Prudhoe Bay is exactly as you picture it to be. Every photograph is the same photograph that I took in the hour I was there. Google it and look at the photos that come up – they are the same ones I took, since there is so little to take pictures of. This is a minuscule town, so small that upon landing the pilot of our plane told us to “enjoy our work,” because no one actually lives up here, they just come to work. This is no tourist town but rather a region housing one of the world’s largest oil fields which creates a need for transportation. This is made very clear by the infamous Dalton Highway that leads you from the Arctic Ocean south to Fairbanks (think Ice Road Truckers), and the Alaskan Pipeline that runs alongside it.

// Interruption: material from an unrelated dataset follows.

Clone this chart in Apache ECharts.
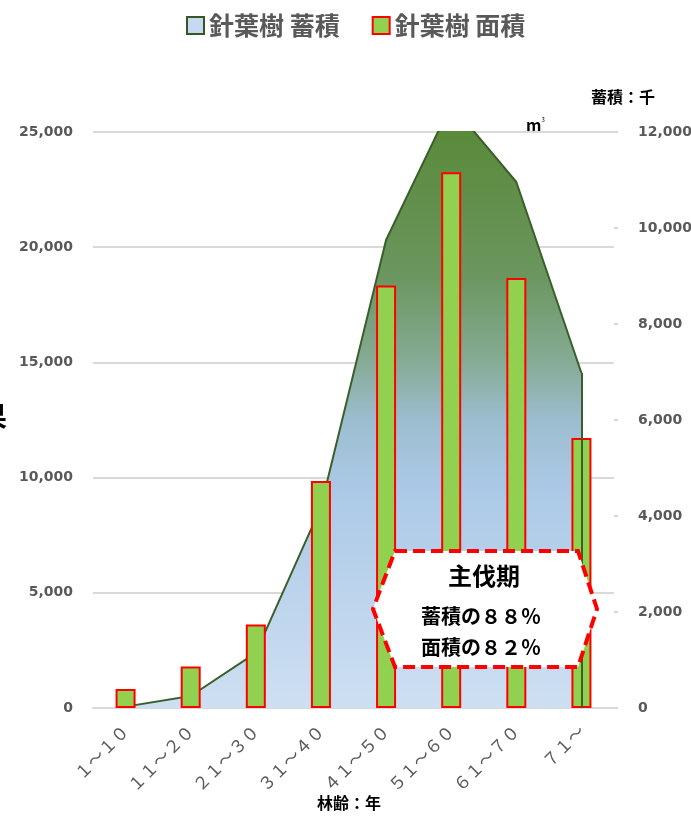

It’s a slow 3 hour drive south to the research station on the Dalton, an elevated dirt road which had to be built because the ground is literally a bog of tussocks and water for hundreds of miles. It reminds me of the cranberry bogs in northeastern Vermont, even with similar plant species. Every vehicle on the highway has a CB radio and as they spot an oncoming vehicle, talk to that vehicle telling them what you want them to do. For example, we were told that a 120-foot truck was heading north and that we needed to pull over as far as we could and stop until it was past us. You don’t argue, just do as told and everyone gets along fine.
We arrive at camp shortly after 9:00p.m. in time to microwave dinner leftovers, sit through a 45 minute welcome and orientation, find out which weather port to call home, and witness our 24th hour of light on July 23rd. We are in the northern foothills of the Brooks Range in Alaska at 68° 38′ N, 149° 36′ W, at an elevation 720 m. And it is glorious!
3 thoughts on “Ten Days on the Tundra (2)”
I’m glad your back is feeling better!
Nice to see you leaving a record of this here. I remember my few days in mid summer Calgary. Pretty amazing having all that sun at night. Have a good time !
It’s interesting to see that one of your responses to extended daylight hours is to eat an additional meal!!